• **WHAT NEEDS TO BE DONE**
Write the lines out exactly as they stand, from the one containing "Convert this chart to Apache ECharts code." through the one containing "const font = 'Liberation", and only those. Omit pictures.

• **SUPPLIED RECORDS**

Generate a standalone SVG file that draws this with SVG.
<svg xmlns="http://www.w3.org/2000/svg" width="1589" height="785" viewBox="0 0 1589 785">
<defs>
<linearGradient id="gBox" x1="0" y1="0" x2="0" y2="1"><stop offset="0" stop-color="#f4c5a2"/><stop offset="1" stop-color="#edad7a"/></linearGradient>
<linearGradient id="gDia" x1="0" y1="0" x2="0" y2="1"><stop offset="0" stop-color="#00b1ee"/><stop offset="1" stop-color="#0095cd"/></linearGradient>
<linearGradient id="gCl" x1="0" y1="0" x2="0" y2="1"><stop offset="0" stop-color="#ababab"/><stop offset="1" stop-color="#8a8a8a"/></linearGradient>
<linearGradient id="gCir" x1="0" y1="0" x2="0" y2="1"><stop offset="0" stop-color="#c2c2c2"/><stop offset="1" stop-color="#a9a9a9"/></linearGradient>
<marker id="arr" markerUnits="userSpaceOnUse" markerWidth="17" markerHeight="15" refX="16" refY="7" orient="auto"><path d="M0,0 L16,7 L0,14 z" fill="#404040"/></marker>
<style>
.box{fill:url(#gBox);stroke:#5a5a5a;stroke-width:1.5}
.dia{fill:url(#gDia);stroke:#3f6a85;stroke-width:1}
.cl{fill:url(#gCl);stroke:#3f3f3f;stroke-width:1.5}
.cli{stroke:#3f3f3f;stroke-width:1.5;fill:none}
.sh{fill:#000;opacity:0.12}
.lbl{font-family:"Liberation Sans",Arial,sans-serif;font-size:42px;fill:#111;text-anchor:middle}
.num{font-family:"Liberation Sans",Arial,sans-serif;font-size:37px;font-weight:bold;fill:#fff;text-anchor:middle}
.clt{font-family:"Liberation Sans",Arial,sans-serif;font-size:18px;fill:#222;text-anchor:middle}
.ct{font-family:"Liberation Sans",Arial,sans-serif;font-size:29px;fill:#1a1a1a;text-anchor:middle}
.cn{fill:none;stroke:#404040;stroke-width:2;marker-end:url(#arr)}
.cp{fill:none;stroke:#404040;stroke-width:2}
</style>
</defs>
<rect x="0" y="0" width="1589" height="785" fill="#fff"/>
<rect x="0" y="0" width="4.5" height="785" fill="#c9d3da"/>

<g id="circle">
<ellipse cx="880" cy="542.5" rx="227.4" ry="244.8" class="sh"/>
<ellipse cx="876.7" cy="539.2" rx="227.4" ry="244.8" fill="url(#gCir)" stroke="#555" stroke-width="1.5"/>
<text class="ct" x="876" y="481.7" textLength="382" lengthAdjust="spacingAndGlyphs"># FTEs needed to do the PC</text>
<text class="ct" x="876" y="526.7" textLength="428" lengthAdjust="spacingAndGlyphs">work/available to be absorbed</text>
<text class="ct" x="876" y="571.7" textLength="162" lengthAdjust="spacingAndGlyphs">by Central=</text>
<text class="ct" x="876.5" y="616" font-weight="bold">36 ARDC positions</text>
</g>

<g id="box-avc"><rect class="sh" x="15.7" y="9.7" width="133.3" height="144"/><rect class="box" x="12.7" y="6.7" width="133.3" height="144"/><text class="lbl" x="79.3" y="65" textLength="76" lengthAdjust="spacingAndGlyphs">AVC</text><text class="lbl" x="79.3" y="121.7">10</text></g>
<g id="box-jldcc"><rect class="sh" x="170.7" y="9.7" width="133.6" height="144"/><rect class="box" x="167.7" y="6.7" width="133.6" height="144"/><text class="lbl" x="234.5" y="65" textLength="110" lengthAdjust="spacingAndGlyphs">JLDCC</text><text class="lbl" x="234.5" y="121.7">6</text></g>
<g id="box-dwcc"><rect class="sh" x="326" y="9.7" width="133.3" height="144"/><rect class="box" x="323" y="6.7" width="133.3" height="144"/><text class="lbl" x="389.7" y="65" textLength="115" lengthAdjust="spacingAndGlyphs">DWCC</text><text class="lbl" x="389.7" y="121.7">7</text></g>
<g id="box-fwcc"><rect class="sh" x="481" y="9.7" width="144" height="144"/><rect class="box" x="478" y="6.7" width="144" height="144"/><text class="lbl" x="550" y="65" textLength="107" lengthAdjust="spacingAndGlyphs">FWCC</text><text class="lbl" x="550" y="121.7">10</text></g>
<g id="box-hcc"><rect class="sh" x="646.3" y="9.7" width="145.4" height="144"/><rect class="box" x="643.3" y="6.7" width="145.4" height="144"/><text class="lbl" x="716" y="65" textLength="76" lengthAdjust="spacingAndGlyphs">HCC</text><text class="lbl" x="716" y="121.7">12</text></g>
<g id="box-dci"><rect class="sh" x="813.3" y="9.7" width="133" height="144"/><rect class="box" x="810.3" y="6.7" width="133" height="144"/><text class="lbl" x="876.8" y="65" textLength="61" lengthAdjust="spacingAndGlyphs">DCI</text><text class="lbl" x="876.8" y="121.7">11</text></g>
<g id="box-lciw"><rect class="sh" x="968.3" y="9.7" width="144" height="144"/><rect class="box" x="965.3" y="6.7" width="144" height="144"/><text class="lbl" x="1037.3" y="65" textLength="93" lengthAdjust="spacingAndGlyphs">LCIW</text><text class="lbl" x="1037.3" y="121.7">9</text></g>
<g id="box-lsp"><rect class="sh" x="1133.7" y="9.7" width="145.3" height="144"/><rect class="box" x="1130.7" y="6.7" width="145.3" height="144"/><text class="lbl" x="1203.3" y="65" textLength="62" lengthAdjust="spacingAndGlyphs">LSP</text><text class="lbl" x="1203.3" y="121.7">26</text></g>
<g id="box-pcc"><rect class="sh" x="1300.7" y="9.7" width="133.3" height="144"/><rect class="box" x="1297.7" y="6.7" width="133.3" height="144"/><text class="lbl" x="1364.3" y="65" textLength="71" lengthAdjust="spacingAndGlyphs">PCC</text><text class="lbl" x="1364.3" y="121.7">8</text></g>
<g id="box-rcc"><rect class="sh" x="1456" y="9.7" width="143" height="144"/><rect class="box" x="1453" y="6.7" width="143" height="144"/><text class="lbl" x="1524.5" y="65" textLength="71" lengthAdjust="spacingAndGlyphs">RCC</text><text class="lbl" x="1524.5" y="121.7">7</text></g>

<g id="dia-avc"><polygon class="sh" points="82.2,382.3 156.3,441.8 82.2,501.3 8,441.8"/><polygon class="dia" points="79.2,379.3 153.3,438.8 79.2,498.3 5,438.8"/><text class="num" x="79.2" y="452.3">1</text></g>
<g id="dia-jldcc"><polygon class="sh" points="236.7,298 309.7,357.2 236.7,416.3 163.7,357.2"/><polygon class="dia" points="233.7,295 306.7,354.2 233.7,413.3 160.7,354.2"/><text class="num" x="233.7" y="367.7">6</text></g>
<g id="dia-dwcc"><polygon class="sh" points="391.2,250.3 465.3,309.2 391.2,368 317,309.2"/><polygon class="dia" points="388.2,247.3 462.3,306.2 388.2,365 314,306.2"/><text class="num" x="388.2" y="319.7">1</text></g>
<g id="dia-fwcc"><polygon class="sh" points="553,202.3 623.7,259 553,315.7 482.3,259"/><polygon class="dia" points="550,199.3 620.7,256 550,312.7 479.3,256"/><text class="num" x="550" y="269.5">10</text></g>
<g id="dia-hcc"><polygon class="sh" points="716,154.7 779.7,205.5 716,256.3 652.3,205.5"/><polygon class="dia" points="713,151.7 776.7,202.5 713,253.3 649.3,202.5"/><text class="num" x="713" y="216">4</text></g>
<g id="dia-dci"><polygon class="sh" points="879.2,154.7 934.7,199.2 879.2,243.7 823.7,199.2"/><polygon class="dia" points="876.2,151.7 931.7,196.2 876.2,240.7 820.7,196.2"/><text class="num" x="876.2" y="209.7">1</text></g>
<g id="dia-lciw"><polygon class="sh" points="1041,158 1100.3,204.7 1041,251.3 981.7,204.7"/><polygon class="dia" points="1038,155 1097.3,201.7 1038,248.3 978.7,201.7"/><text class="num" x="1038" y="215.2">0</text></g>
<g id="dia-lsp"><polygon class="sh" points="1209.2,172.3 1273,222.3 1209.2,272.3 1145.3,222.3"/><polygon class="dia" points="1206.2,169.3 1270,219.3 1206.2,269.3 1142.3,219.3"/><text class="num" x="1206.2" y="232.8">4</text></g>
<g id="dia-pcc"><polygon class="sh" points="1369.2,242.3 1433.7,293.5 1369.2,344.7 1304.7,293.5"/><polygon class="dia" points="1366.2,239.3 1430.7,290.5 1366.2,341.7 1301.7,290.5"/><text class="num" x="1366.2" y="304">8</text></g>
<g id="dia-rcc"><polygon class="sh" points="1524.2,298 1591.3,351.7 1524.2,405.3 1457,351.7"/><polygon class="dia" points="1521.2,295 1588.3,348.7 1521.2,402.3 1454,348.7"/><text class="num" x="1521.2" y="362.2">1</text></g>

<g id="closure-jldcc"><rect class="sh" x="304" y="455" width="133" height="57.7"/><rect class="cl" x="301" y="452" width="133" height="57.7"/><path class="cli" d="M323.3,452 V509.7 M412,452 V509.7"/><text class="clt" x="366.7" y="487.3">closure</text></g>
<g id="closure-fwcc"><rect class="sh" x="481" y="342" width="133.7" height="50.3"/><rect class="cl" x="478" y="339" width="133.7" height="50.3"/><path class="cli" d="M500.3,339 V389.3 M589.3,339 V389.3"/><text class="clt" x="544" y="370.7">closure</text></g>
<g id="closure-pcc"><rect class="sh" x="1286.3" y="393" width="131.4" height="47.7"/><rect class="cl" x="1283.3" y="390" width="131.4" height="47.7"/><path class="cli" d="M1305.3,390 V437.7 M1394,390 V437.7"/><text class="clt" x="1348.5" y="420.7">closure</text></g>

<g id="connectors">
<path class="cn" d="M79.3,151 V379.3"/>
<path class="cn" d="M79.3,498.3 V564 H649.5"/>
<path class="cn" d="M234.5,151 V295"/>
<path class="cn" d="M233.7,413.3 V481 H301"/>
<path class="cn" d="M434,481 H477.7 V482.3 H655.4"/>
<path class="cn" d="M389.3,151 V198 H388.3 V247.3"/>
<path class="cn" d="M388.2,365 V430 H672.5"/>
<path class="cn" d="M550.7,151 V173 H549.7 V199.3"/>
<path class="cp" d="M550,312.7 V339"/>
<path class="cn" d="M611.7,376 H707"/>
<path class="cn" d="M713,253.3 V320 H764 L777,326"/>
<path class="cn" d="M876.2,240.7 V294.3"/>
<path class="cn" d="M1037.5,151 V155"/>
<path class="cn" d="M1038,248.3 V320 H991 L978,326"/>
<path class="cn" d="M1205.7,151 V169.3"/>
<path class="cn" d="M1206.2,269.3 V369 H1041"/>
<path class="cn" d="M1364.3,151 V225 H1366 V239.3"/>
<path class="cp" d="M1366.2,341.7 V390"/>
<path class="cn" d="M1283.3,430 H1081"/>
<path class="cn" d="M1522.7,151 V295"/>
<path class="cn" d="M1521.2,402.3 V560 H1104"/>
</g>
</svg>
--
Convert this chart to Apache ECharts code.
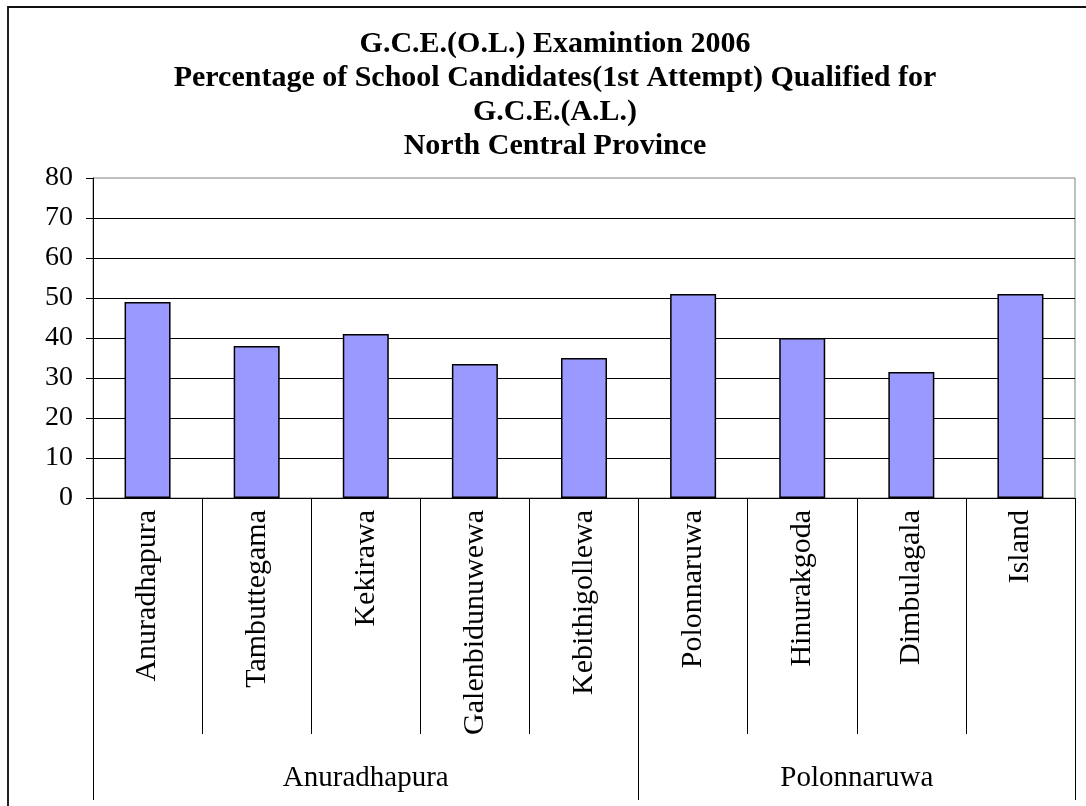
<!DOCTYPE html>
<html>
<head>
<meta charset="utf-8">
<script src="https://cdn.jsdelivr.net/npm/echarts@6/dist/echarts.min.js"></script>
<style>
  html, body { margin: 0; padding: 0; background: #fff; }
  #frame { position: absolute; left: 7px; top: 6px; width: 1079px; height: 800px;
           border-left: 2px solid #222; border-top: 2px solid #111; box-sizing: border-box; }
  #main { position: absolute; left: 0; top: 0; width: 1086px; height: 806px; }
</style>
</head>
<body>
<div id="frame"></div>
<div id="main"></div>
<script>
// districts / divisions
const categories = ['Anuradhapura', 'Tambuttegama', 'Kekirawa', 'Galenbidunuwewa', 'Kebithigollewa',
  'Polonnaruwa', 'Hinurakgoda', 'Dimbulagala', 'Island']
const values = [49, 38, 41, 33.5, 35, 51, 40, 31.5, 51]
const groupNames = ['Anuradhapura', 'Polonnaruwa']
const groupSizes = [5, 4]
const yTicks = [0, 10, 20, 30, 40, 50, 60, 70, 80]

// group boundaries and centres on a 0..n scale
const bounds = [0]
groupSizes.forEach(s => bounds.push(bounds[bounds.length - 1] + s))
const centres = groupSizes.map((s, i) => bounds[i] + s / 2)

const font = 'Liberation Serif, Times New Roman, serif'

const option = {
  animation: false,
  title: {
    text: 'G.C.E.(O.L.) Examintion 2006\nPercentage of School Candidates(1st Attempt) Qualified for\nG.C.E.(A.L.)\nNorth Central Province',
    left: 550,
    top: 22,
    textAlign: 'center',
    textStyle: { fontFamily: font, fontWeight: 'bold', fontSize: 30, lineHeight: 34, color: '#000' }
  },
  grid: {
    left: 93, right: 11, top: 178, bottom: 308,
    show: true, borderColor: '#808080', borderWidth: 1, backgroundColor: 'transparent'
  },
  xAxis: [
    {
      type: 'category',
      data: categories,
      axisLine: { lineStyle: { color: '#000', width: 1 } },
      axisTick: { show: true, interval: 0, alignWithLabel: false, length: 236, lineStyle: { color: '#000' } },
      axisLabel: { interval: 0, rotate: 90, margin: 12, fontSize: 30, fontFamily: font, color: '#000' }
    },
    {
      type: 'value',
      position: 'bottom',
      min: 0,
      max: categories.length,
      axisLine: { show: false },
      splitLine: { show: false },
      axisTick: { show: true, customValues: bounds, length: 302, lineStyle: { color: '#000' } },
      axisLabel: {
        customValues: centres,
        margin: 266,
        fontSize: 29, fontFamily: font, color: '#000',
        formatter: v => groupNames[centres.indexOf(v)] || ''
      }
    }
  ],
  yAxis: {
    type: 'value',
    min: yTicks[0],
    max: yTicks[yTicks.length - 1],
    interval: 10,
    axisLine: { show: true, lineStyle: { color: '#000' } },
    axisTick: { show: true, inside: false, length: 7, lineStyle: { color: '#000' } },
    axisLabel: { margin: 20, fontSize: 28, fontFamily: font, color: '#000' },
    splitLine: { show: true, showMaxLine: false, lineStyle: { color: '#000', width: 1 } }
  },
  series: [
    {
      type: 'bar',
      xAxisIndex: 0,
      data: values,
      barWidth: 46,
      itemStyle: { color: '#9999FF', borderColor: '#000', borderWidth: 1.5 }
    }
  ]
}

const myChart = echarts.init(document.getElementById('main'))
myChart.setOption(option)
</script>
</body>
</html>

• **REPLY TO THE TASK**
Convert this chart to Apache ECharts code.
<!DOCTYPE html>
<html>
<head>
<meta charset="utf-8">
<script src="https://cdn.jsdelivr.net/npm/echarts@6/dist/echarts.min.js"></script>
<style>
  html, body { margin: 0; padding: 0; background: #fff; }
  #frame { position: absolute; left: 7px; top: 6px; width: 1079px; height: 800px;
           border-left: 2px solid #222; border-top: 2px solid #111; box-sizing: border-box; }
  #main { position: absolute; left: 0; top: 0; width: 1086px; height: 806px; }
</style>
</head>
<body>
<div id="frame"></div>
<div id="main"></div>
<script>
// districts / divisions
const categories = ['Anuradhapura', 'Tambuttegama', 'Kekirawa', 'Galenbidunuwewa', 'Kebithigollewa',
  'Polonnaruwa', 'Hinurakgoda', 'Dimbulagala', 'Island']
const values = [49, 38, 41, 33.5, 35, 51, 40, 31.5, 51]
const groupNames = ['Anuradhapura', 'Polonnaruwa']
const groupSizes = [5, 4]
const yTicks = [0, 10, 20, 30, 40, 50, 60, 70, 80]

// group boundaries and centres on a 0..n scale
const bounds = [0]
groupSizes.forEach(s => bounds.push(bounds[bounds.length - 1] + s))
const centres = groupSizes.map((s, i) => bounds[i] + s / 2)

const font = 'Liberation Serif, Times New Roman, serif'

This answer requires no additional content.